The findings were revealed after a study was conducted by the Yemen Data Project – a group of anonymous academics, human rights organisers and activists.
Their research documented over 8,600 airstrikes in the region from March 2015, when the bombing campaign began, to the end of August this year and claims 3,158 of these hit non-military targets.
Roughly 3,500 strikes are reported to have struck military sites, with a further 1,800 strikes classed as unknown, where the classification of a strike could not be determined.
Saudi Arabia began bombing Yemen after Houthi rebels captured the country's capital Sana'a with the backing of Iran.
The findings of the study contradict the claim that Riyadh tried to minimise civilian casualties. However, Saudi Arabia has categorised the findings as "vastly exaggerated", reports the Guardian.
Despite that, the figures are expected to put renewed pressure on the Gulf state and its US and British backers for human rights violations.
They will also put increased scrutiny on UK arms sales to Saudi Arabia, which have eclipsed £3.3bn ($4.29bn) since the Yemen campaign began. It follows a joint report by the Business, Innovation and Skills committee and International Development committee which calls on the UK to cease arms sales to Saudi Arabia.

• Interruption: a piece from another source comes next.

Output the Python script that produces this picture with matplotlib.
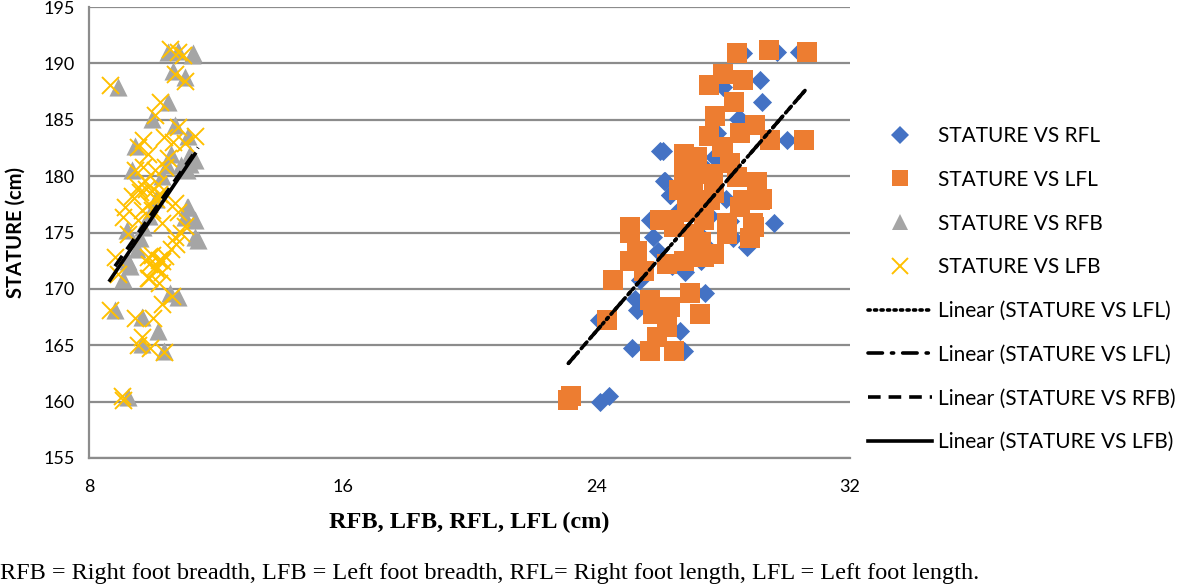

The report states: "It seems inevitable that any violations of international humanitarian and human rights law by the coalition have involved arms supplied from the UK.
"We therefore recommend that HM Government suspend sales of arms which could be used in Yemen to Saudi Arabia until the independent, UN-led investigation has come to its conclusions and then review the situation again."
The UN has so far put the death toll to more than 10,000 in Yemen, with just under 4,000 reported as civilians.
Although a ceasefire was agreed in April, fighting and airstrikes have continued.